— DATA BLOCK —
= = =
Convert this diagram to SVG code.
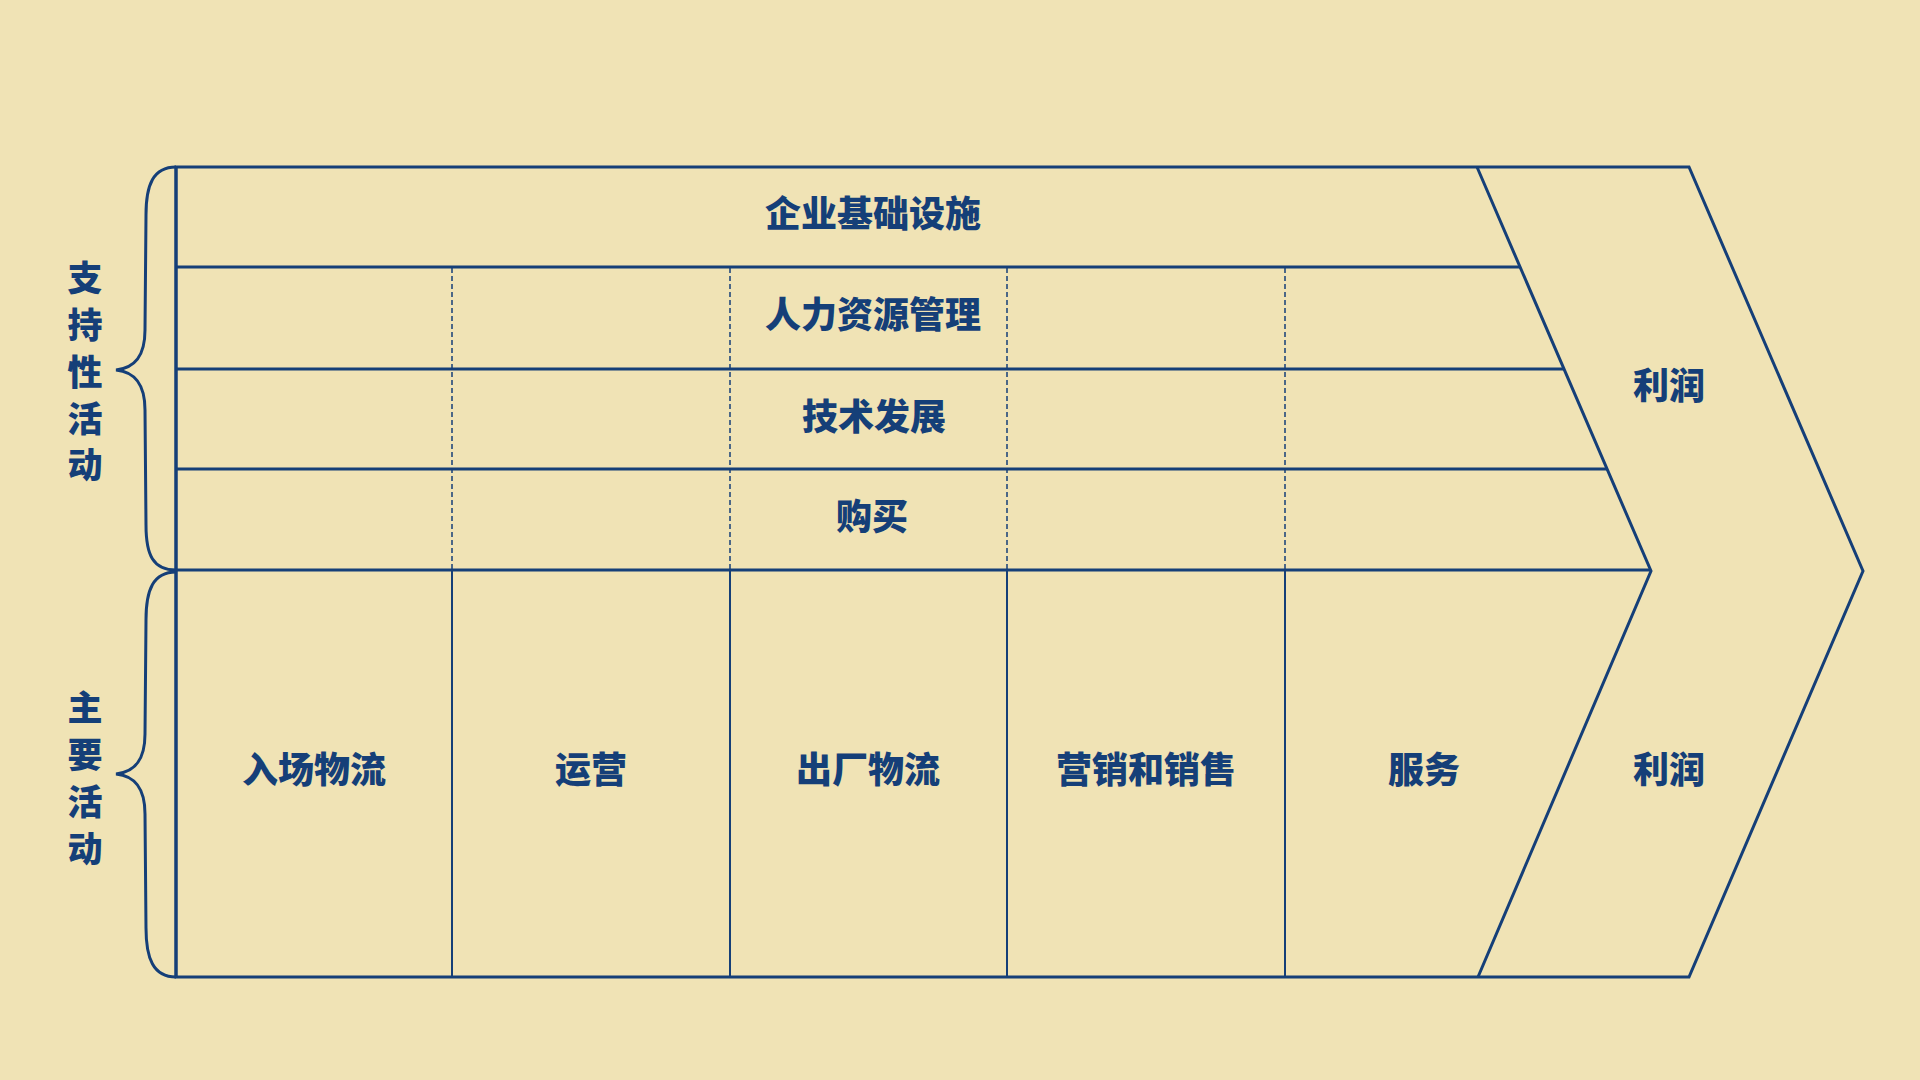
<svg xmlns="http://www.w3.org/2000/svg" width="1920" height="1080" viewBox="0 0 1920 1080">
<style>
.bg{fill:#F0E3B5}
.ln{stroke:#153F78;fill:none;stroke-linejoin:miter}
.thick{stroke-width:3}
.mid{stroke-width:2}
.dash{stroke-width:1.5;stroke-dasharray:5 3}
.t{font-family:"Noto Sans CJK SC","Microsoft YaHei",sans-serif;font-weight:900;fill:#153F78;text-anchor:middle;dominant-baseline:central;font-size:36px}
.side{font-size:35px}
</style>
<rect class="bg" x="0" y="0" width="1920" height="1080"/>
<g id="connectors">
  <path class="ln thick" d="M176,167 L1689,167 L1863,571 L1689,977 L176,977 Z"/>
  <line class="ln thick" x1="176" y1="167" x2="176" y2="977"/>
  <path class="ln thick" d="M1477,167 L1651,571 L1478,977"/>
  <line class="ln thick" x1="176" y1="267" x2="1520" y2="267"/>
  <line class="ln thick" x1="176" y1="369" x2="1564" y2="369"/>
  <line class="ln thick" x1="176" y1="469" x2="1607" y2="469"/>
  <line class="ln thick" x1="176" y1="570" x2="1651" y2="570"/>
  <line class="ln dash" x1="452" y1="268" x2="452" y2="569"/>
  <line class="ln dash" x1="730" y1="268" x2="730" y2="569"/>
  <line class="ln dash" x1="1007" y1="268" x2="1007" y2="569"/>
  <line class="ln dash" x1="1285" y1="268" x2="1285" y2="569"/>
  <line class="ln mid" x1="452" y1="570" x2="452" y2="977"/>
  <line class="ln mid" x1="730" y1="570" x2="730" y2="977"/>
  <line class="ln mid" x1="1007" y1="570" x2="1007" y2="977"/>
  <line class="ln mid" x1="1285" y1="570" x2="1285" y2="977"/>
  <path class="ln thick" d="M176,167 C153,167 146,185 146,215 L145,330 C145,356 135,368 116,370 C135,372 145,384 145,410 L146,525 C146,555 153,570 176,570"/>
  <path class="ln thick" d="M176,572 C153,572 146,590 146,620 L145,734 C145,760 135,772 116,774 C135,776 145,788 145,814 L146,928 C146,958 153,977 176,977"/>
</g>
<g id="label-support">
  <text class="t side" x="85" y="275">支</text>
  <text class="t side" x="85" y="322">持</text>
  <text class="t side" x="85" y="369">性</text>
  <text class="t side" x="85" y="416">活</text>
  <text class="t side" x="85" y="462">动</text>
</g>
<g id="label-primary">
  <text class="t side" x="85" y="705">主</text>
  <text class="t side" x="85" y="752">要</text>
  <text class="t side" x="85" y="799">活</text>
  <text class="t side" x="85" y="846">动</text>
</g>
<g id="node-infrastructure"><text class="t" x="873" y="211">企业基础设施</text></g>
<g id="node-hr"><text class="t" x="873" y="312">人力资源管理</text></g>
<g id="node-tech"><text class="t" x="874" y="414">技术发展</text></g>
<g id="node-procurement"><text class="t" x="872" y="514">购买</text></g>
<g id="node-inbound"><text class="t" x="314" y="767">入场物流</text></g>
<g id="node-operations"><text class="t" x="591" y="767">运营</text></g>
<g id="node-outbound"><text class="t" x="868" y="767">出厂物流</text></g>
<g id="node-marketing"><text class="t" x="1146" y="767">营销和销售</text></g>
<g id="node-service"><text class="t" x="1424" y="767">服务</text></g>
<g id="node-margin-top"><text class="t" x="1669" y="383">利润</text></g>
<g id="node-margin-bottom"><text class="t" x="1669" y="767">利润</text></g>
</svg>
= = =
— REQUIRED TASK —
Every line of the data above should be quoted exactly. Omit the pictures.

— FULL ANSWER —
Convert this diagram to SVG code.
<svg xmlns="http://www.w3.org/2000/svg" width="1920" height="1080" viewBox="0 0 1920 1080">
<style>
.bg{fill:#F0E3B5}
.ln{stroke:#153F78;fill:none;stroke-linejoin:miter}
.thick{stroke-width:3}
.mid{stroke-width:2}
.dash{stroke-width:1.5;stroke-dasharray:5 3}
.t{font-family:"Noto Sans CJK SC","Microsoft YaHei",sans-serif;font-weight:900;fill:#153F78;text-anchor:middle;dominant-baseline:central;font-size:36px}
.side{font-size:35px}
</style>
<rect class="bg" x="0" y="0" width="1920" height="1080"/>
<g id="connectors">
  <path class="ln thick" d="M176,167 L1689,167 L1863,571 L1689,977 L176,977 Z"/>
  <line class="ln thick" x1="176" y1="167" x2="176" y2="977"/>
  <path class="ln thick" d="M1477,167 L1651,571 L1478,977"/>
  <line class="ln thick" x1="176" y1="267" x2="1520" y2="267"/>
  <line class="ln thick" x1="176" y1="369" x2="1564" y2="369"/>
  <line class="ln thick" x1="176" y1="469" x2="1607" y2="469"/>
  <line class="ln thick" x1="176" y1="570" x2="1651" y2="570"/>
  <line class="ln dash" x1="452" y1="268" x2="452" y2="569"/>
  <line class="ln dash" x1="730" y1="268" x2="730" y2="569"/>
  <line class="ln dash" x1="1007" y1="268" x2="1007" y2="569"/>
  <line class="ln dash" x1="1285" y1="268" x2="1285" y2="569"/>
  <line class="ln mid" x1="452" y1="570" x2="452" y2="977"/>
  <line class="ln mid" x1="730" y1="570" x2="730" y2="977"/>
  <line class="ln mid" x1="1007" y1="570" x2="1007" y2="977"/>
  <line class="ln mid" x1="1285" y1="570" x2="1285" y2="977"/>
  <path class="ln thick" d="M176,167 C153,167 146,185 146,215 L145,330 C145,356 135,368 116,370 C135,372 145,384 145,410 L146,525 C146,555 153,570 176,570"/>
  <path class="ln thick" d="M176,572 C153,572 146,590 146,620 L145,734 C145,760 135,772 116,774 C135,776 145,788 145,814 L146,928 C146,958 153,977 176,977"/>
</g>
<g id="label-support">
  <text class="t side" x="85" y="275">支</text>
  <text class="t side" x="85" y="322">持</text>
  <text class="t side" x="85" y="369">性</text>
  <text class="t side" x="85" y="416">活</text>
  <text class="t side" x="85" y="462">动</text>
</g>
<g id="label-primary">
  <text class="t side" x="85" y="705">主</text>
  <text class="t side" x="85" y="752">要</text>
  <text class="t side" x="85" y="799">活</text>
  <text class="t side" x="85" y="846">动</text>
</g>
<g id="node-infrastructure"><text class="t" x="873" y="211">企业基础设施</text></g>
<g id="node-hr"><text class="t" x="873" y="312">人力资源管理</text></g>
<g id="node-tech"><text class="t" x="874" y="414">技术发展</text></g>
<g id="node-procurement"><text class="t" x="872" y="514">购买</text></g>
<g id="node-inbound"><text class="t" x="314" y="767">入场物流</text></g>
<g id="node-operations"><text class="t" x="591" y="767">运营</text></g>
<g id="node-outbound"><text class="t" x="868" y="767">出厂物流</text></g>
<g id="node-marketing"><text class="t" x="1146" y="767">营销和销售</text></g>
<g id="node-service"><text class="t" x="1424" y="767">服务</text></g>
<g id="node-margin-top"><text class="t" x="1669" y="383">利润</text></g>
<g id="node-margin-bottom"><text class="t" x="1669" y="767">利润</text></g>
</svg>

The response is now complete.